Nigeria: prima economia d'Africa e terra di violenze
Con un Prodotto interno lordo che nel 2013 ha raggiunto i 510 miliardi di dollari,
la Nigeria è diventata la prima economia d’Africa, superando il Sudafrica. Rimangono
tuttavia ancora gravi e stridenti le contraddizioni sociali nel Paese più popoloso
e primo produttore di petrolio del Continente, dove giornalmente i contrasti etnici
e le scorribande delle milizie islamiche di Boko Haram continuano a provocare decine
di vittime. Giancarlo La Vella ne ha parlato con l’economista Riccardo Moro,
docente di Politiche dello Sviluppo:
R. – In realtà,
si tratta di un’operazione di maquillage, cioè di ricalcolo dei valori del
Pil, inserendo nei dati della contabilità nazionale, in modo più credibile, in modo
più fedele, soprattutto i proventi che vengono dal petrolio.
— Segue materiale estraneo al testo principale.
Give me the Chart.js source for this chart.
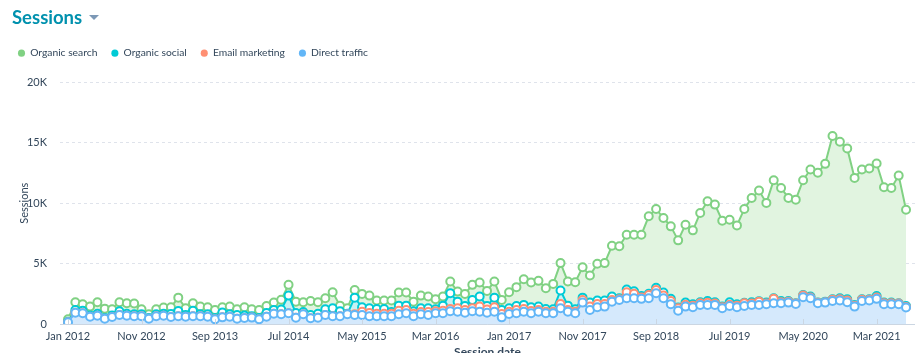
<!DOCTYPE html>
<html>
<head>
<meta charset="utf-8">
<script src="https://cdn.jsdelivr.net/npm/chart.js@4.4.1/dist/chart.umd.min.js"></script>
<style>
  html, body { margin: 0; padding: 0; background: #fff; width: 921px; height: 353px; overflow: hidden; }
  #wrap { position: relative; width: 921px; height: 365px; }
  #title { position: absolute; left: 12px; top: 5px; font: 700 18.5px Lato, "Open Sans", sans-serif; color: #0091ae; line-height: 24px; white-space: nowrap; z-index: 2; }
  #caret { display: inline-block; width: 0; height: 0; border-left: 5px solid transparent; border-right: 5px solid transparent; border-top: 5px solid #7c98b6; margin-left: 7px; vertical-align: 4px; }
  canvas { position: absolute; left: 0; top: 0; }
</style>
</head>
<body>
<div id="wrap">
  <div id="title">Sessions<span id="caret"></span></div>
  <canvas id="c" width="921" height="365"></canvas>
</div>
<script>
// ---- Data (monthly, Jan 2012 .. Jul 2021) ----
const startYear = 2012;
const monthNames = ['Jan','Feb','Mar','Apr','May','Jun','Jul','Aug','Sep','Oct','Nov','Dec'];
const seriesNames = ['Organic search', 'Organic social', 'Email marketing', 'Direct traffic'];
const xTickLabels = ['Jan 2012','Nov 2012','Sep 2013','Jul 2014','May 2015','Mar 2016','Jan 2017','Nov 2017','Sep 2018','Jul 2019','May 2020','Mar 2021'];
const yTickLabels = ['0','5K','10K','15K','20K'];

const organicSearch = [
  220,650,530,740,950,770,520,750,870,890,
  420,300,420,510,560,1100,550,620,640,590,
  660,440,640,480,690,570,660,590,620,800,
  890,950,800,1160,950,910,1330,470,450,640,
  1110,1050,700,700,940,1080,1080,800,1050,970,
  830,750,960,830,1000,1250,1160,1250,1330,830,
  1330,1560,2130,2050,2130,1720,2100,2270,1990,2240,
  2520,2240,3040,3100,4200,4310,4540,4690,5070,6410,
  6520,6170,6000,5550,6450,6120,7390,8240,8080,7110,
  6830,6530,7760,8630,9150,8250,9770,9350,8520,8570,
  9500,10510,10740,11400,13500,12950,12480,10510,10730,10820,
  10960,9540,9490,10560,7970
];
const organicSocial = [
  30,210,210,90,160,60,120,300,160,160,
  160,60,160,160,250,440,140,460,160,190,
  110,400,190,300,200,120,110,290,300,400,
  1460,380,200,280,330,470,660,410,50,1380,
  360,400,390,390,150,420,370,200,300,300,
  170,420,1300,550,340,690,830,290,800,330,
  280,330,340,300,280,220,200,1110,360,200,
  190,330,280,280,280,80,220,200,120,100,
  180,250,180,70,170,130,80,160,100,60,
  200,130,40,100,40,70,50,110,60,20,
  50,70,20,50,50,80,100,80,50,50,
  120,50,50,20,90
];
const emailMarketing = [
  0,0,0,0,0,0,0,0,0,0,
  0,0,0,0,0,0,0,0,0,0,
  0,0,0,0,0,0,0,0,0,0,
  0,0,0,0,0,0,0,0,0,50,
  270,260,210,210,210,300,260,210,200,250,
  160,210,200,280,210,240,420,260,360,280,
  190,270,220,190,140,130,130,360,140,130,
  220,280,280,220,140,60,500,370,120,270,
  270,220,270,200,160,120,140,170,120,80,
  110,120,230,120,270,70,360,80,80,40,
  130,70,30,30,90,110,150,60,90,60,
  120,90,90,70,40
];
const directTraffic = [
  150,940,890,610,690,440,580,750,690,640,
  640,440,640,690,580,640,610,640,640,610,
  390,550,610,440,500,530,390,610,850,800,
  890,520,800,470,520,750,640,640,800,750,
  750,640,640,640,640,800,890,640,800,750,
  890,890,1050,1020,940,1060,1020,940,1020,550,
  830,890,1020,890,1020,890,890,1300,1020,890,
  1770,1160,1380,1440,1850,1990,2130,2130,2080,2130,
  2550,2130,1630,1100,1440,1380,1580,1580,1580,1300,
  1490,1380,1490,1580,1580,1630,1720,1720,1770,1660,
  2220,2130,1720,1770,1910,1940,1800,1440,1910,1940,
  2080,1630,1630,1630,1360
];

const months = directTraffic.map((_, i) => monthNames[i % 12] + ' ' + (startYear + Math.floor(i / 12)));

const FONT = 'Lato, "Open Sans", sans-serif';
const TEXT = '#33475b';

function ds(label, values, line, fill, order) {
  return {
    label,
    data: values.map((v, i) => ({ x: i, y: v })),
    borderColor: line,
    backgroundColor: fill,
    pointBackgroundColor: '#ffffff',
    pointBorderColor: line,
    pointBorderWidth: 2,
    pointRadius: 4,
    borderWidth: 2,
    tension: 0,
    fill: 'origin',
    order
  };
}

const legendMargin = {
  id: 'legendMargin',
  beforeInit(chart) {
    const orig = chart.legend.fit;
    chart.legend.fit = function () { orig.call(this); this.height += 14; };
  }
};

const tickMarks = {
  id: 'tickMarks',
  afterDatasetsDraw(chart) {
    const x = chart.scales.x, ctx = chart.ctx, b = chart.chartArea.bottom;
    ctx.save();
    ctx.strokeStyle = '#cbd6e2';
    ctx.lineWidth = 1;
    ctx.beginPath();
    ctx.moveTo(chart.chartArea.left, Math.round(b) + 0.5);
    ctx.lineTo(chart.chartArea.right, Math.round(b) + 0.5);
    x.ticks.forEach(t => {
      const px = Math.round(x.getPixelForValue(t.value)) + 0.5;
      ctx.moveTo(px, b);
      ctx.lineTo(px, b - 5);
    });
    ctx.stroke();
    ctx.restore();
  }
};

new Chart(document.getElementById('c'), {
  type: 'line',
  data: {
    datasets: [
      ds(seriesNames[0], organicSearch, '#80d183', '#e1f4e0', 4),
      ds(seriesNames[1], organicSocial, '#00cbd6', '#c6f2f4', 3),
      ds(seriesNames[2], emailMarketing, '#ff8f73', '#fde1d8', 2),
      ds(seriesNames[3], directTraffic, '#62b6f7', '#d5e9fc', 1)
    ]
  },
  plugins: [legendMargin, tickMarks],
  options: {
    responsive: false,
    animation: false,
    devicePixelRatio: 1,
    layout: { padding: { top: 34, left: 4, right: 6, bottom: 1 } },
    plugins: {
      legend: {
        position: 'top',
        align: 'start',
        labels: {
          usePointStyle: true,
          pointStyle: 'circle',
          boxWidth: 7,
          boxHeight: 5,
          padding: 14,
          color: TEXT,
          font: { family: FONT, size: 10.3 },
          sort: (a, b) => a.datasetIndex - b.datasetIndex,
          generateLabels(chart) {
            return chart.data.datasets.map((d, i) => ({
              text: d.label, fillStyle: d.borderColor, strokeStyle: d.borderColor,
              lineWidth: 0, pointStyle: 'circle', datasetIndex: i, hidden: false, fontColor: TEXT
            }));
          }
        }
      },
      tooltip: { enabled: false },
      filler: { propagate: false }
    },
    scales: {
      x: {
        type: 'linear',
        min: -1.09,
        max: 115.22,
        z: 1,
        afterBuildTicks(scale) { scale.ticks = xTickLabels.map((_, k) => ({ value: k * 10 })); },
        afterFit(scale) { scale.height = 40; },
        grid: { display: false, drawTicks: false },
        border: { display: false },
        ticks: {
          autoSkip: false,
          maxRotation: 0,
          padding: 6,
          color: TEXT,
          font: { family: FONT, size: 11 },
          callback: (v) => xTickLabels[Math.round(v / 10)]
        },
        title: { display: true, text: 'Session date', color: TEXT, font: { family: FONT, size: 12, weight: 'bold' }, padding: { top: 0, bottom: 5 } }
      },
      y: {
        stacked: true,
        min: 0,
        max: 20000,
        afterBuildTicks(scale) { scale.ticks = yTickLabels.map((_, k) => ({ value: k * 5000 })); },
        afterFit(scale) { scale.width = 56; },
        grid: { color: '#dfe3eb', drawTicks: false },
        border: { display: false, dash: [3, 3] },
        ticks: {
          padding: 13,
          color: TEXT,
          font: { family: FONT, size: 11 },
          callback: (v) => yTickLabels[Math.round(v / 5000)]
        },
        title: { display: true, text: 'Sessions', color: TEXT, font: { family: FONT, size: 11 }, padding: { top: 14, bottom: 0 } }
      }
    }
  }
});
</script>
</body>
</html>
Questa operazione – che
viene fatta periodicamente da molti Stati – porta, anche in ragione dei cambiamenti
degli ultimi dieci anni, a un dato apparentemente molto diverso. In realtà, non siamo
di fronte a un cambio così repentino. Detto questo, sì, la Nigeria è uno dei Paesi
più ricchi del mondo per risorse naturali, ma purtroppo questa ricchezza origina le
guerre per la conquista del Delta dove si trova il petrolio e con sé le degenerazioni
legate all’accaparramento delle risorse relativamente scarse, cioè quelle non monopolizzate
da chi sfrutta le ricchezze minerarie, che portano poi anche a guerre civili fratricide.
D.
– C’è comunque un problema di redistribuzione delle ricchezza?
R. – Non c’è
dubbio. Anche con questo nuovo dato che praticamente quasi raddoppia il valore nominale
del Pil, noi abbiamo un reddito pro-capite che rimane inferiore ai tremila dollari
l’anno, quando invece i dati dei Paesi del Nord del mondo si attestano tra i 26 mila
e i 40 mila dollari l’anno.
D. – L’altissimo livello di violenza che c’è nel
Paese è causato da questa situazione?
R. – Non credo che la povertà provochi
necessariamente violenze e guerre. Credo che non si possano fare mai automatismi di
questo tipo, però è chiaro che una condizione di profonda povertà, soprattutto in
un contesto in cui sono visibili delle disuguaglianze, diventi una condizione in cui
le voci che inneggiano a utilizzare la violenza per accaparrare quei privilegi, che
invece ad altri sono riservati, diventano più ascoltabili.